Some of that difference is okay with me. Actually, a lot of that difference is okay with me, and more than okay. My therapist and I have been talking about something called post-traumatic growth: for some people with PTSD or post-traumatic symptoms (I have the latter, I don’t know if I have the former), we can make meaning out of our trauma by making it a learning experience. I know that I’m a more compassionate person than I was before this last depression. I have more understanding of how life circumstances can fuck with people; more patience with people who don’t respond to trauma or illness with plucky, buoyant courage. I’m quieter, a better listener. I’m a different person than I was, and mostly I think I’m a better person.
But some of that difference is not okay with me. To make an analogy with non-mental illness or injury: Sometimes, we get sick or injured, and it takes a while to get better, but once we’re better we’re every bit as healthy as we were before. And sometimes, illness or injury takes a toll: we’re always weaker in that broken leg, our digestion is always somewhat delicate, our energy never quite returns to where it was before. I think mental illness may be the same. I don’t know if it will be for me. I don’t yet know if I’m always going to be a little more susceptible to low moods, brain fogs, lack of focus, loss of motivation, irritation, exhaustion. I think I probably am. I am for now.

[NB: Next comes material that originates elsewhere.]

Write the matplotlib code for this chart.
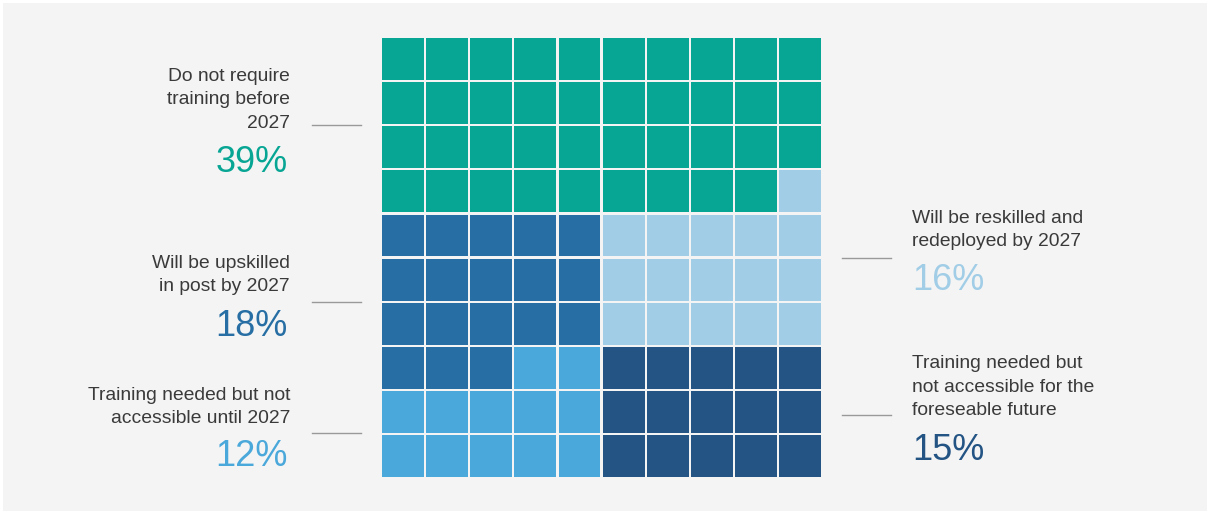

I am also angry, and sad. Not at anyone in particular: intransitive anger can be just as much of a bugger as intransitive gratitude. These last three and a half years should have been some of the best years of my life. They were the years when my writing career finally took off and became what I’d worked towards for decades. During Armageddon, I published three books and started a fourth; I co-founded a local atheist organization; I co-launched a business. These should have been golden years, and I spent them in a fog at best and a black hole at worst.
I’m starting to cry right now, writing those words. That is really hard to accept. These should have been some of the best years of my life, they were unique and hugely important years in my life, and I am never going to get them back. I don’t know what to do with that, except grieve.
And I’m not sure what to do with my newly-found, newly-accepted identity as a person with disabling mental illness. I don’t know what to do with the mental illness community that has meant so much to me, that has helped me craft some goddamn meaning out of this shitstorm, that has given me so much support when I was crawling out of a black hole and trying to stabilize the balance beam I’d built over it. Do I still get to call myself depressed? Is that appropriative? And what does it mean to have chronic episodic depression and not be in the middle of an episode? In two years, what will it mean to be someone with chronic episodic depression who (hopefully) hasn’t had an episode in two years? I don’t know yet. I’m pretty much going to have to make it up.
I realize that it seems like I’m complaining about a good thing. I’m not. I’m getting better, and I’m happy about that. I know how lucky I am. I’m not complaining, except for the parts where I am. I’m just trying to figure this out.
Comment policy: If you yourself have depression or other mental illness, I welcome suggestions and perspectives on managing it as a chronic lifelong illness — but please frame them as what works for you, not as prescriptions for me or anyone else. If you don’t have mental illness, please don’t give advice of any kind. Thanks.